Critics say the push is risky. Smelters and refineries require reliable electricity, skilled labor, and strong institutions—things many African countries struggle with. “You can’t just decree a value chain into existence,” warns James Mwangi, an economist at the African Development Bank. “If you force processing before the ecosystem is ready, you end up with white elephants.”
But the old model isn’t working either. Africa has 30% of the world’s mineral reserves, yet accounts for less than 3% of global manufacturing value added. The new wave of resource nationalism isn’t just about more jobs—it’s about structural transformation. Countries like Botswana managed to diamond-polish at home for decades, but the scale of the current push for lithium, cobalt, and rare earths dwarfs anything before.
The global reaction
Western capitals are watching nervously. The US and EU have been banking on African minerals to reduce dependence on China for battery inputs. But local processing laws mean the refined materials will be more expensive—and possibly subject to export controls. “We support value addition,” said a US State Department official, speaking on condition of anonymity. “But we also need stable supply chains. If countries start restricting exports, it could backfire.”
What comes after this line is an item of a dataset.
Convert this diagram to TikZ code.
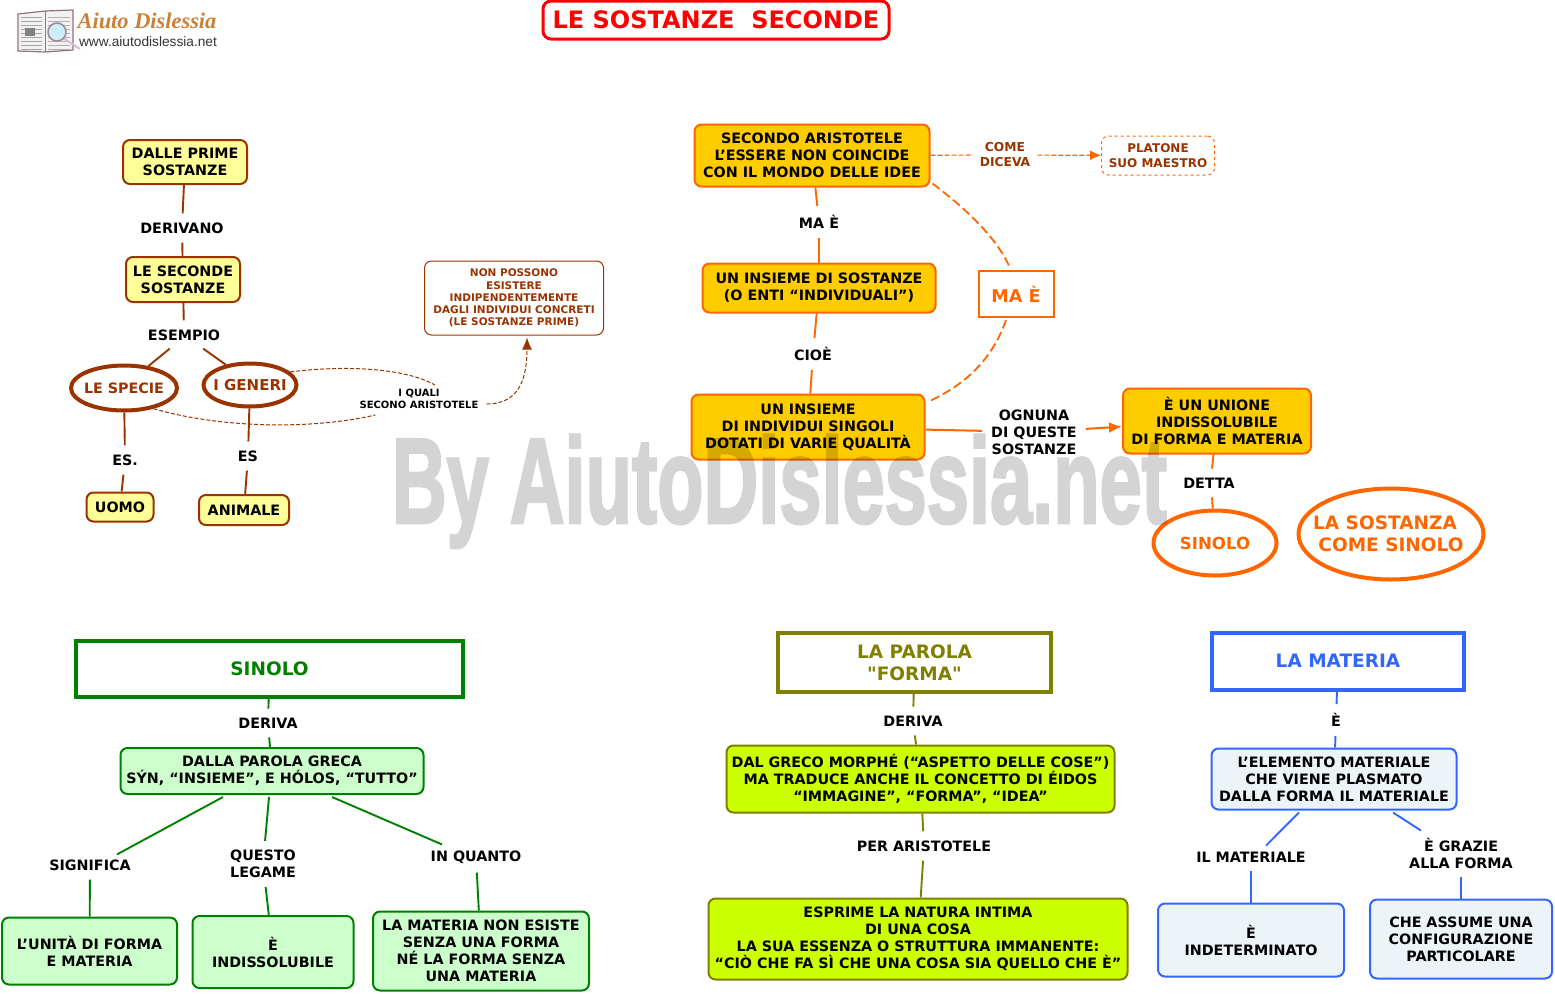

China, meanwhile, is adapting fast. Chinese firms already control most of the world’s cobalt refining, mostly in the DRC. As African governments push for domestic processing, Chinese companies are partnering early. They’re building refineries in Zimbabwe and Mali, ensuring they stay at the center of the supply chain—just one step closer to the mine.
“We don’t just want to dig lithium. We want to make batteries. If our resources power the electric car revolution, our people should benefit.”
— Mali’s Minister of Mines Lassina Traoré
Risks and realities
Not every country will succeed. The DRC’s attempts to force cobalt processing have faltered due to corruption, power shortages, and political instability. Zambia’s plan to add copper smelting capacity is moving slowly, hindered by debt. But the momentum is undeniable. In the last two years, at least a dozen African countries have passed or proposed laws mandating local mineral processing. The list includes South Africa, Zimbabwe, Tanzania, Namibia, Guinea, and the Democratic Republic of Congo.
What’s different this time? The global energy transition. The demand for lithium, cobalt, copper, and rare earths is projected to soar by 400–600% by 2040, according to the International Energy Agency. That gives resource-rich countries unprecedented leverage. They know the world needs their minerals. They’re finally acting like it.
The African Union has thrown its weight behind the push, adopting a continent-wide strategy for mineral beneficiation in February 2026. The plan aims to quadruple Africa’s share of global mineral processing revenue by 2040, from $20 billion to $80 billion annually. If it works, it could be the most significant economic shift on the continent since the end of colonialism.
But a question lingers: Will the West and China accept higher prices and tighter supply? Or will they find ways to bypass the new rules, as they have with past resource nationalism? The answer will determine whether Africa’s mineral revolution is a genuine leap forward or just another false start.
One thing is certain: the old days of digging and dumping are over. African leaders have tasted the power of saying no. They’re not going back.